Nesse período, o consumo da família cresceu 43%. O consumo da administração pública, 24%. Os investimentos, medidos pela Formação Bruta de Capital Fixo- FBCF aumentaram 77% e o PIB a preço de mercado, 35%. Ou seja, o consumo da família e a FBCF cresceram mais do que o PIB do período, enquanto o consumo do governo evoluiu abaixo. O gráfico mostra também que as exportações de bens e serviços, que vinham contribuindo significativamente para o crescimento do PIB até o 4º trimestre de 200, reduziram sua contribuição a partir desse momento, muito em função da valorização da nossa moeda e, em menor parte, em função do redirecionamento da produção para o mercado interno. Esses mesmos fatores, por outro lado, têm provocado uma forte aceleração nas importações de bens e serviços que, no período, cresceram 129%, na série livre de efeitos sazonais.

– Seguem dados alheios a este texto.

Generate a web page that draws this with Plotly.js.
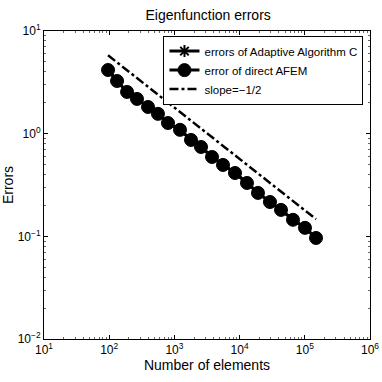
<!DOCTYPE html>
<html>
<head>
<meta charset="utf-8">
<script src="https://cdn.plot.ly/plotly-3.0.1.min.js"></script>
<style>
  html, body { margin: 0; padding: 0; background: #fff; }
  #chart { width: 382px; height: 382px; }
</style>
</head>
<body>
<div id="chart"></div>
<script>
// number of elements per refinement step
var elements = [96, 132, 188, 267, 394, 560, 797, 1219, 1798, 2560,
  3775, 5565, 8500, 12980, 19130, 29240, 43150, 65900, 100700, 148600];

// errors (both curves lie on top of each other)
var errAlgC = [4.17, 3.26, 2.55, 2.18, 1.82, 1.56, 1.27, 1.09, 0.869, 0.742,
  0.593, 0.496, 0.414, 0.331, 0.265, 0.216, 0.181, 0.145, 0.121, 0.0964];
var errDirect = [4.17, 3.26, 2.55, 2.18, 1.82, 1.56, 1.27, 1.09, 0.869, 0.742,
  0.593, 0.496, 0.414, 0.331, 0.265, 0.216, 0.181, 0.145, 0.121, 0.0964];

// reference slope line
var slopeX = [96, 148600];
var slopeY = [5.8, 0.147];

var tickVals = [10, 100, 1000, 10000, 100000, 1000000];
var tickText = ['10<sup>1</sup>', '10<sup>2</sup>', '10<sup>3</sup>', '10<sup>4</sup>', '10<sup>5</sup>', '10<sup>6</sup>'];
var yTickVals = [0.01, 0.1, 1, 10];
var yTickText = ['10<sup>−2</sup>', '10<sup>−1</sup>', '10<sup>0</sup>', '10<sup>1</sup>'];

// minor tick positions 2..9 in every decade
function minorTicks(from, to) {
  var out = [];
  for (var e = from; e < to; e++) {
    for (var m = 2; m <= 9; m++) out.push(m * Math.pow(10, e));
  }
  return out;
}

var trace1 = {
  x: elements,
  y: errAlgC,
  type: 'scatter',
  mode: 'lines+markers',
  name: 'errors of Adaptive Algorithm C',
  line: { color: '#000', width: 3 },
  marker: { symbol: 'asterisk-open', size: 10, line: { color: '#000', width: 2 } }
};

var trace2 = {
  x: elements,
  y: errDirect,
  type: 'scatter',
  mode: 'lines+markers',
  name: 'error of direct AFEM',
  line: { color: '#000', width: 3 },
  marker: { symbol: 'circle', size: 13, color: '#000', line: { color: '#000', width: 1 } }
};

var trace3 = {
  x: slopeX,
  y: slopeY,
  type: 'scatter',
  mode: 'lines',
  name: 'slope=−1/2',
  line: { color: '#000', width: 2.5, dash: 'dashdot' }
};

var baseFont = 'Liberation Sans, Arial, sans-serif';

var layout = {
  width: 382,
  height: 382,
  margin: { l: 44, r: 12, t: 31, b: 43 },
  paper_bgcolor: '#fff',
  plot_bgcolor: '#fff',
  font: { family: baseFont, size: 12, color: '#000' },
  showlegend: true,
  title: {
    text: 'Eigenfunction errors',
    font: { family: baseFont, size: 14, color: '#000' },
    x: 0.545, xanchor: 'center', y: 0.96, yanchor: 'middle'
  },
  xaxis: {
    type: 'log',
    range: [1, 6],
    tickvals: tickVals,
    ticktext: tickText,
    ticks: 'inside',
    ticklen: 4,
    tickcolor: '#000',
    showgrid: false,
    zeroline: false,
    showline: true,
    linecolor: '#000',
    linewidth: 1,
    mirror: 'ticks',
    tickfont: { size: 12 },
    minor: { tickmode: 'array', tickvals: minorTicks(1, 6), ticks: 'inside', ticklen: 2, tickcolor: '#666', showgrid: false },
    title: { text: 'Number of elements', font: { size: 14 }, standoff: 3 }
  },
  yaxis: {
    type: 'log',
    range: [-2, 1],
    tickvals: yTickVals,
    ticktext: yTickText,
    ticks: 'inside',
    ticklen: 4,
    tickcolor: '#000',
    showgrid: false,
    zeroline: false,
    showline: true,
    linecolor: '#000',
    linewidth: 1,
    mirror: 'ticks',
    tickfont: { size: 12 },
    minor: { tickmode: 'array', tickvals: minorTicks(-2, 1), ticks: 'inside', ticklen: 2, tickcolor: '#666', showgrid: false },
    title: { text: 'Errors', font: { size: 14 }, standoff: 6 }
  },
  legend: {
    x: 0.98, y: 0.985, xanchor: 'right', yanchor: 'top',
    bgcolor: '#fff',
    bordercolor: '#000',
    borderwidth: 1,
    font: { family: baseFont, size: 11.5, color: '#000' },
    tracegroupgap: 0,
    itemwidth: 30
  }
};

Plotly.newPlot('chart', [trace1, trace2, trace3], layout, { displayModeBar: false, staticPlot: true });
</script>
</body>
</html>
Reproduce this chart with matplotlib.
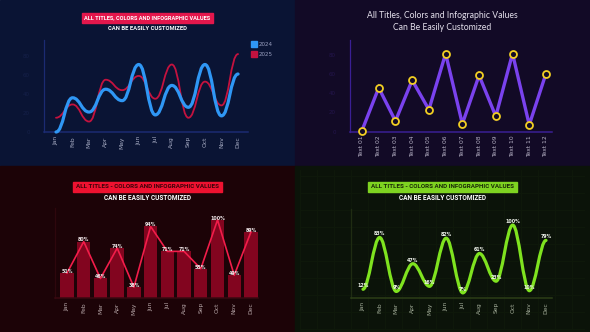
import matplotlib.pyplot as plt
from matplotlib.patches import Rectangle, PathPatch
from matplotlib.path import Path
from matplotlib.lines import Line2D

months = ["Jan", "Feb", "Mar", "Apr", "May", "Jun", "Jul", "Aug", "Sep", "Oct", "Nov", "Dec"]
sales_2024 = [0, 36, 21, 45, 33, 71, 18, 49, 26, 71, 17, 61]
sales_2025 = [15, 29, 11, 55, 44, 59, 35, 71, 15, 53, 28, 82]

text_labels = ["Text 01", "Text 02", "Text 03", "Text 04", "Text 05", "Text 06",
               "Text 07", "Text 08", "Text 09", "Text 10", "Text 11", "Text 12"]
text_values = [1, 46, 11, 54, 23, 82, 8, 59, 16, 82, 7, 61]

bar_values = [51, 80, 46, 74, 38, 94, 71, 71, 55, 100, 49, 89]
green_values = [12, 83, 9, 47, 16, 82, 7, 61, 23, 100, 10, 79]

y_ticks = [0, 20, 40, 60, 80]

W, H = 590, 332
fig = plt.figure(figsize=(W / 100, H / 100), dpi=100)

NARROW = ["Roboto", "DejaVu Sans"]


def rect(l, t, r, b):
    return [l / W, 1 - b / H, (r - l) / W, (b - t) / H]


def bg(l, t, r, b, color):
    fig.add_artist(Rectangle((l / W, 1 - b / H), (r - l) / W, (b - t) / H,
                             transform=fig.transFigure, color=color, zorder=-10))


def ftext(x, y, s, **kw):
    fig.text(x / W, 1 - y / H, s, ha="center", va="center", **kw)


def smooth(ax, ys, k, **kw):
    xs = list(range(len(ys)))
    verts = [(xs[0], ys[0])]
    codes = [Path.MOVETO]
    for i in range(len(xs) - 1):
        dx = xs[i + 1] - xs[i]
        verts += [(xs[i] + k * dx, ys[i]), (xs[i + 1] - k * dx, ys[i + 1]), (xs[i + 1], ys[i + 1])]
        codes += [Path.CURVE4] * 3
    ax.add_patch(PathPatch(Path(verts, codes), fill=False, capstyle="round",
                           joinstyle="round", clip_on=False, **kw))


def style_axes(ax, axis_color, label_color, labels):
    ax.set_facecolor("none")
    for s in ["top", "right"]:
        ax.spines[s].set_visible(False)
    ax.spines["left"].set_color(axis_color)
    ax.spines["bottom"].set_color(axis_color)
    ax.spines["left"].set_linewidth(0.9)
    ax.spines["bottom"].set_linewidth(1.1)
    ax.set_xticks(range(len(labels)))
    ax.set_xticklabels(labels, rotation=90, fontsize=4.3, color=label_color, va="top")
    ax.tick_params(axis="x", length=0, pad=3)
    ax.tick_params(axis="y", length=0)


# backgrounds
bg(0, 0, 295, 166, "#0a1434")
bg(295, 0, 590, 166, "#120a26")
bg(0, 166, 295, 332, "#1c0307")
bg(295, 166, 590, 332, "#0b1309")

# ---------------- panel 1: smooth lines
ax1 = fig.add_axes(rect(44, 40, 248, 132))
style_axes(ax1, "#1b2b72", "#a7acc4", months)
ax1.set_xlim(-0.725, 11.6)
ax1.set_ylim(0, 96.8)
ax1.set_yticks(y_ticks)
ax1.set_yticklabels([str(v) for v in y_ticks], fontsize=4, color="#152049")
ax1.tick_params(axis="y", pad=10)
smooth(ax1, sales_2025, 0.45, color="#c4123f", lw=1.3, zorder=2)
smooth(ax1, sales_2024, 0.45, color="#2f97f5", lw=2.3, zorder=3)
handles = [Line2D([], [], marker="s", ls="none", color="#2f97f5", markersize=4),
           Line2D([], [], marker="s", ls="none", color="#c4123f", markersize=4)]
leg = ax1.legend(handles, ["2024", "2025"], loc="upper left", bbox_to_anchor=(1.01, 1.0),
                 frameon=False, fontsize=4, handletextpad=0.3, labelspacing=0.9,
                 handlelength=0.8, borderaxespad=0)
for t in leg.get_texts():
    t.set_color("#9aa0c0")

fig.add_artist(Rectangle((82 / W, 1 - 23 / H), 131 / W, 10 / H, transform=fig.transFigure,
                         color="#e3174c"))
ftext(147.5, 18, "ALL TITLES, COLORS AND INFOGRAPHIC VALUES", fontsize=4.1,
      fontweight="bold", color="white", family=NARROW)
ftext(147.5, 28.5, "CAN BE EASILY CUSTOMIZED", fontsize=4.2, fontweight="bold",
      color="white", family=NARROW)

# ---------------- panel 2: line with ring markers
ax2 = fig.add_axes(rect(350, 40, 552, 131.5))
style_axes(ax2, "#3a1f94", "#b7b2c6", text_labels)
ax2.set_xlim(-0.717, 11.36)
ax2.set_ylim(0, 96.3)
ax2.set_yticks(y_ticks)
ax2.set_yticklabels([str(v) for v in y_ticks], fontsize=4, color="#24154c")
ax2.tick_params(axis="y", pad=10)
ax2.plot(range(len(text_values)), text_values, color="#7a42ee", lw=2.4, zorder=2,
         clip_on=False, solid_joinstyle="miter")
ax2.plot(range(len(text_values)), text_values, ls="none", marker="o", markersize=5,
         markerfacecolor="#120a26", markeredgecolor="#f2cf22", markeredgewidth=1.3,
         zorder=3, clip_on=False)

ftext(442, 16, "All Titles, Colors and Infographic Values", fontsize=6.2,
      color="#e4e0ec", family=["Lato", "DejaVu Sans"])
ftext(442, 28, "Can Be Easily Customized", fontsize=6.2,
      color="#e4e0ec", family=["Lato", "DejaVu Sans"])

# ---------------- panel 3: bars + line
ax3 = fig.add_axes(rect(55, 208, 258, 298))
style_axes(ax3, "#3a0911", "#b8a8aa", months)
ax3.spines["left"].set_color("#2e070d")
ax3.set_xlim(-0.717, 11.42)
ax3.set_ylim(28, 111)
ax3.set_yticks([])
ax3.bar(range(len(bar_values)), bar_values, width=0.8, color="#82051f", zorder=1)
ax3.plot(range(len(bar_values)), bar_values, color="#f21d4a", lw=1.2, zorder=2,
         clip_on=False)
for i, v in enumerate(bar_values):
    ax3.text(i, v + 1.5, f"{v}%", ha="center", va="center", fontsize=3.4,
             color="#f0e6e8", fontweight="bold", zorder=3, clip_on=False)

fig.add_artist(Rectangle((73 / W, 1 - 192 / H), 149 / W, 10.5 / H, transform=fig.transFigure,
                         color="#ee1230"))
ftext(147.5, 186.8, "ALL TITLES - COLORS AND INFOGRAPHIC VALUES", fontsize=4.5,
      fontweight="bold", color="#3a0309", family=NARROW)
ftext(147.5, 198, "CAN BE EASILY CUSTOMIZED", fontsize=4.7, fontweight="bold",
      color="white", family=NARROW)

# ---------------- panel 4: smooth green line
grid_ax = fig.add_axes(rect(300, 170, 585, 330))
grid_ax.set_facecolor("none")
grid_ax.set_xlim(300, 585)
grid_ax.set_ylim(330, 170)
grid_ax.set_xticks(range(300, 586, 17))
grid_ax.set_yticks(range(176, 331, 17))
grid_ax.grid(True, color="#0f190b", lw=0.6)
grid_ax.tick_params(length=0, labelbottom=False, labelleft=False)
for s in grid_ax.spines.values():
    s.set_visible(False)

ax4 = fig.add_axes(rect(351, 209, 552, 298))
style_axes(ax4, "#2c3e17", "#a6b09c", months)
ax4.spines["left"].set_color("#1f2c12")
ax4.set_xlim(-0.72, 11.36)
ax4.set_ylim(0, 122)
ax4.set_yticks([])
smooth(ax4, green_values, 0.36, color="#7fe31f", lw=2.3, zorder=2)
for i, v in enumerate(green_values):
    ax4.text(i, v + 5, f"{v}%", ha="center", va="center", fontsize=3.4,
             color="#eef2ea", fontweight="bold", zorder=3, clip_on=False)

fig.add_artist(Rectangle((368 / W, 1 - 192 / H), 149 / W, 10.5 / H, transform=fig.transFigure,
                         color="#7ed321"))
ftext(442.5, 186.8, "ALL TITLES - COLORS AND INFOGRAPHIC VALUES", fontsize=4.5,
      fontweight="bold", color="#1a2a06", family=NARROW)
ftext(442.5, 198, "CAN BE EASILY CUSTOMIZED", fontsize=4.7, fontweight="bold",
      color="white", family=NARROW)

fig.savefig("out.png", dpi=100)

No momento mais crítico da crise financeira, o último trimestre de 2008 e o primeiro de 2009, marcado pela forte instabilidade e pela crise de confiança, as empresas paralisaram os investimentos e reduziram parcela de suas compras. Com isso, a FBCF e as importações tiveram recuo acentuado. No 4º trimestre de 2008, quando o PIB recuou 3,3%, os investimentos caíram em 9,7%, as importações 6,8% e as exportações, 3,3%. No primeiro trimestre de 2009, os investimentos, as exportações e as importações continuaram despencando, enquanto o consumo das famílias se estabilizou e o governo ampliou fortemente seus gastos, em 4,5%, com as políticas anticíclicas. Foram essas últimas variáveis que impediram que a economia mergulhasse na crise e que propiciaram um rápido processo de retomada do crescimento.

O investimento

No 1º trimestre de 2010, em que a economia cresceu 2,7% em relação ao período anterior e 9% na comparação com o 1º trimestre de 2009, os investimentos representaram 18% do PIB. Não é ainda um resultado fantástico, mas indica a recuperação da confiança das empresas no futuro da economia brasileira. O gráfico 2 apresenta a participação dos investimentos (FBCF) nos PIBs trimestrais, desde o início do ciclo expansivo no segundo semestre de 2003.



Até o final de 2006, a participação dos investimentos no PIB oscilou em torno de uma taxa de 16%, considerada baixa para assegurar um crescimento sustentado da economia em torno de 5%. A partir do inicio de 2007, todavia, a participação dos investimentos no PIB se tornou crescente, mudando para um patamar de 18%, tendo atingido, mesmo, imediatamente antes da crise, 20,1%. O gráfico 2 mostra também que, desde o segundo semestre de 2009, os investimentos reiniciaram sua trajetória de crescimento enquanto parcela do PIB, alcançando a já citada participação de 18% no 1º trimestre de 2010.

Os dados parecem mostrar que, impulsionados pelo crescimento do mercado interno, os investimentos estão voltando com força na economia brasileira. Não vai ser tão difícil retornar a participação de 20%, o que habilita um crescimento sustentável de 5% do PIB. A dificuldade maior, mostram os dados, tem sido o comportamento do comercio exterior.